EXERCISE OBJECTIVE:
Find how many lines of the listing below include the word "this", then report the number by itself.

[Charts and diagrams as code]

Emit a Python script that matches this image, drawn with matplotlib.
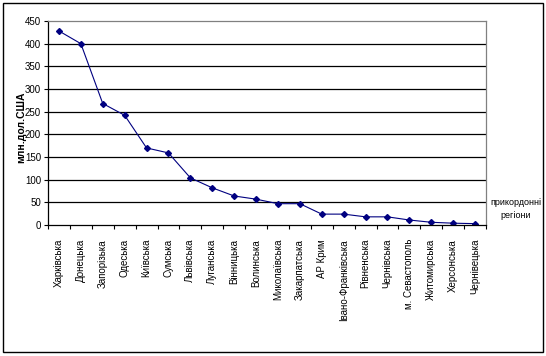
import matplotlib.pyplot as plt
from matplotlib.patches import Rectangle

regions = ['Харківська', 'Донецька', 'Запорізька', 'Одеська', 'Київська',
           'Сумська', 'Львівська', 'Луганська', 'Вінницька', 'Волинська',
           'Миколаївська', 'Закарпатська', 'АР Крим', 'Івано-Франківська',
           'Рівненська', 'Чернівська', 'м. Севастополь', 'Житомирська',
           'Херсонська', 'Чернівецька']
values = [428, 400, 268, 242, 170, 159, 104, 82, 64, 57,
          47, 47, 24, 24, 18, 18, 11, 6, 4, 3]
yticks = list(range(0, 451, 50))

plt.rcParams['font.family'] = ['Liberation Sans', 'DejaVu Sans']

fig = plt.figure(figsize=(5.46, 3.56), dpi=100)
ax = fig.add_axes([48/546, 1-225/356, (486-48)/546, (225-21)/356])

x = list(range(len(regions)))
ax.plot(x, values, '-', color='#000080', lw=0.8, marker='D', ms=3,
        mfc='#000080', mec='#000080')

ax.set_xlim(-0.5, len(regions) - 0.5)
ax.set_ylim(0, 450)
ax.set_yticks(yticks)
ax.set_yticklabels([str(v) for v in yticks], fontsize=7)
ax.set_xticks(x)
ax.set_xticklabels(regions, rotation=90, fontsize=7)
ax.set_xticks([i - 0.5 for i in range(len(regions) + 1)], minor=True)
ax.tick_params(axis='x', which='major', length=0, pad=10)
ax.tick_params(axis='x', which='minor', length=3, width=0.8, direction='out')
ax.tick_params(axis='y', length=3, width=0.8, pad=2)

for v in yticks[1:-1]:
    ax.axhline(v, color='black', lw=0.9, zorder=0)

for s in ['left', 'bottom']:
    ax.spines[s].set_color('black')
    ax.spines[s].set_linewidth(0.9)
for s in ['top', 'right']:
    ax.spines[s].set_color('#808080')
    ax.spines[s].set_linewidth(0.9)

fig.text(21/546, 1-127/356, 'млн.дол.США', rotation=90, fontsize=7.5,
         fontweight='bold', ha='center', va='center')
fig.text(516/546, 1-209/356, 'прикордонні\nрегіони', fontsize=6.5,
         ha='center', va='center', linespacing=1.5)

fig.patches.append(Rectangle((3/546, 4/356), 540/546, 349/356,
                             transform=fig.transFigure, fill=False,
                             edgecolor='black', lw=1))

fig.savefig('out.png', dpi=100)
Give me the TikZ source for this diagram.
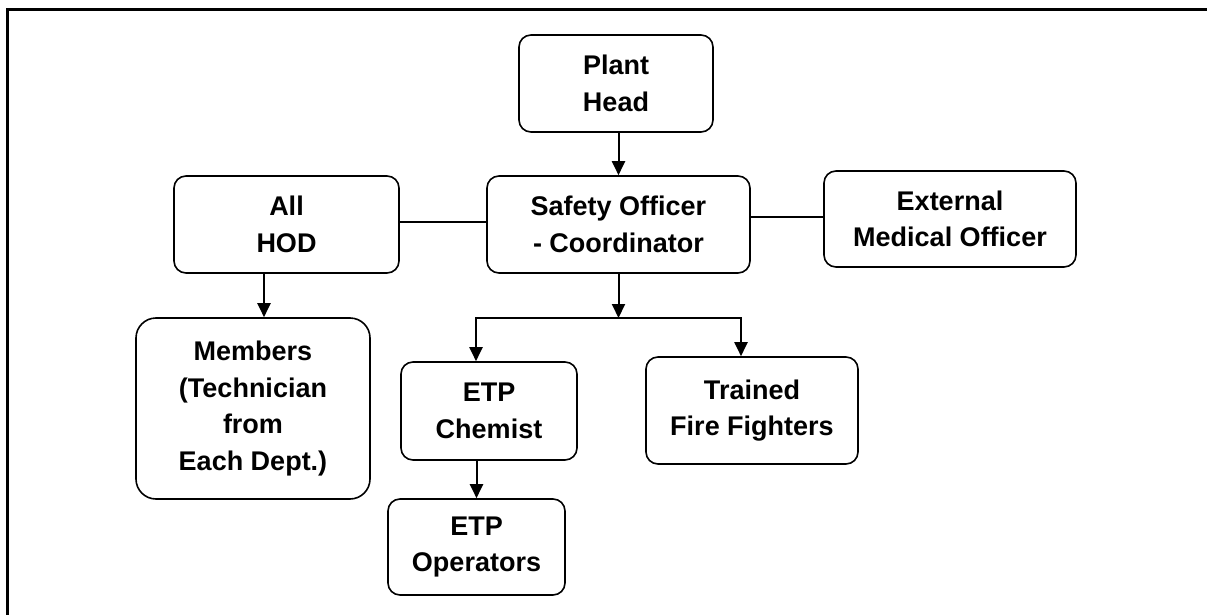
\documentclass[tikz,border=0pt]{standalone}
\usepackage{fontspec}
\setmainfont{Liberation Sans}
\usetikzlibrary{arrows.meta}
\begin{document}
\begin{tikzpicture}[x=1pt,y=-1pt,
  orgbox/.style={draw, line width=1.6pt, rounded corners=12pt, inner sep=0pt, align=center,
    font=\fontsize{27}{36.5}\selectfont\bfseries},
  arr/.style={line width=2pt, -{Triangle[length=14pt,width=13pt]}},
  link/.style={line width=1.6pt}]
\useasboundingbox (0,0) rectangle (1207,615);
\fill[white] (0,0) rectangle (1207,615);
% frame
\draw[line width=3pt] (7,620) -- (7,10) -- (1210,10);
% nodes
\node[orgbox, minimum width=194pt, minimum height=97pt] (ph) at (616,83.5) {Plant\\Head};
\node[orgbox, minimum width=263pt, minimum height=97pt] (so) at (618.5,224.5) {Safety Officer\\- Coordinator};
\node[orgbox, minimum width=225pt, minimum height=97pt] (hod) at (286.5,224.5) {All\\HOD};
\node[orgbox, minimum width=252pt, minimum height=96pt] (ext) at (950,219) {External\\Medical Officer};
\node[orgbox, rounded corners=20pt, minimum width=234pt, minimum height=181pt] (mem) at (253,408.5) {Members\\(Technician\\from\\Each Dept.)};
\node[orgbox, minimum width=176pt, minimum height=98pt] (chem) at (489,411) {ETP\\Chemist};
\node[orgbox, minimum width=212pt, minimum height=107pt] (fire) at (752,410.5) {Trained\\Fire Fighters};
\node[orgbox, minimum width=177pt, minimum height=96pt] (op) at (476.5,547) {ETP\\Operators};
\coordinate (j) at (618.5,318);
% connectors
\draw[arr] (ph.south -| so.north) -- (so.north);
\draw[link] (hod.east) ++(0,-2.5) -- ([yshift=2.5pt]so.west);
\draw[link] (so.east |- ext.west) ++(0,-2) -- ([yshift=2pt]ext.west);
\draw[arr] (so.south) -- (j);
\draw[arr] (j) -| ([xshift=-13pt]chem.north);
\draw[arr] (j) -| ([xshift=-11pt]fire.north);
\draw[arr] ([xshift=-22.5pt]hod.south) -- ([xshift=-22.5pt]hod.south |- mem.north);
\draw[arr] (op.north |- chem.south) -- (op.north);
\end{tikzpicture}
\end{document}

ANSWER TO THE EXERCISE:
2